Berg’s e-mails, however, did reveal fragments of information. On June 12, 2017, he wrote that “this submission was reviewed by members of our Board of Reviewing Editors and then by outside reviewers with more focused expertise in the area. The reviewers were quite supportive of the paper although they did raise concerns, many of which were addressed during the revision of the submission.”15 Berg’s e-mail confirmed that Eklöv and Lönnstedt’s article had gone through Science’s full review process—and that, to the extent that the reviewers’ comments were incorporated in the final piece, they even bore some responsibility for its content.
Berg’s e-mails also confirmed that more than pure science was involved in the decision to publish the article. On August 18 he wrote that “This paper was of interest, in part, because of the fact that it touched on a topic of contemporary interest, but that is true of many papers considered for publication in Science.”16 “Contemporary interest” sounds like a euphemism for politics. While Berg’s statement is not a smoking gun that proves that political groupthink or a political agenda played a role in Science’s slipshod review process, it does provide some evidence to support that theory.
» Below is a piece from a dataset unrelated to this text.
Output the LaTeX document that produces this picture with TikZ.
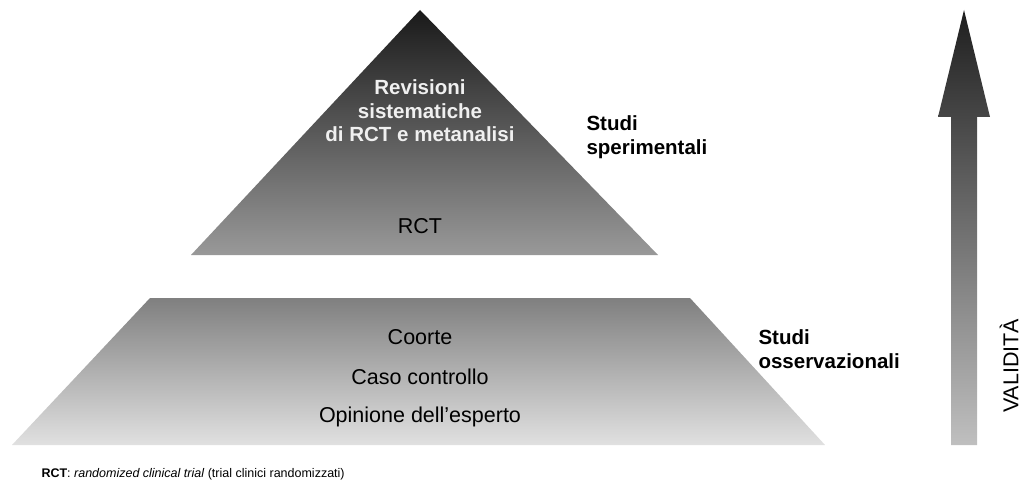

Having gotten nowhere with Berg and Holt, however, I decided to send e-mails to members of Science’s Board of Reviewing Editors. On May 16, 2018, I sent an e-mail with my queries to twenty editors who had relevant expertise in Eklöv and Lönnstedt’s subject matter, copied to Berg and Holt.17 I received no comments. I then sent an e-mail with my query on July 6, 2018 to fifty Review Board members, without regard to expertise, as well as the entire AAAS Board of Directors.18 I still received no comments.
Berg’s response to me stated that he could not answer my questions because of “confidentiality.”19 No one at Science gave me a straight answer.
Science’s normal review process did not work, at least in this case. Further, the responsible officials and editors didn’t respond as scientists should when someone raises legitimate concerns. Instead they continued to shove Science’s culpable negligence under the rug. The Board of Reviewing Editors and the AAAS Board of Directors have now associated themselves with the culpable negligence of the editors and reviewing editors responsible for approving Eklöv and Lönnstedt’s article.
All of this is not to disparage science in general, of course, which has immeasurable value when it lives up to the ideals of objectivity and reproducible evidence. But fraud committed under the rubric of science and political bias can and does intrude. All scientists and non-scientists alike need to consider pronouncements by scientists and the peer review process critically. Just because a study has gained the imprimatur of a reputable scientific journal does not mean it is beyond methodological dispute. Institutions and individuals make mistakes; systems of checks and balances break down or are manipulated, and the scientific method is sometimes compromised. In this age of heightened politicization especially, it is essential that scientists, researchers, writers, and editors remain vigilant in their defense of processes and protocols from which science derives its truest value.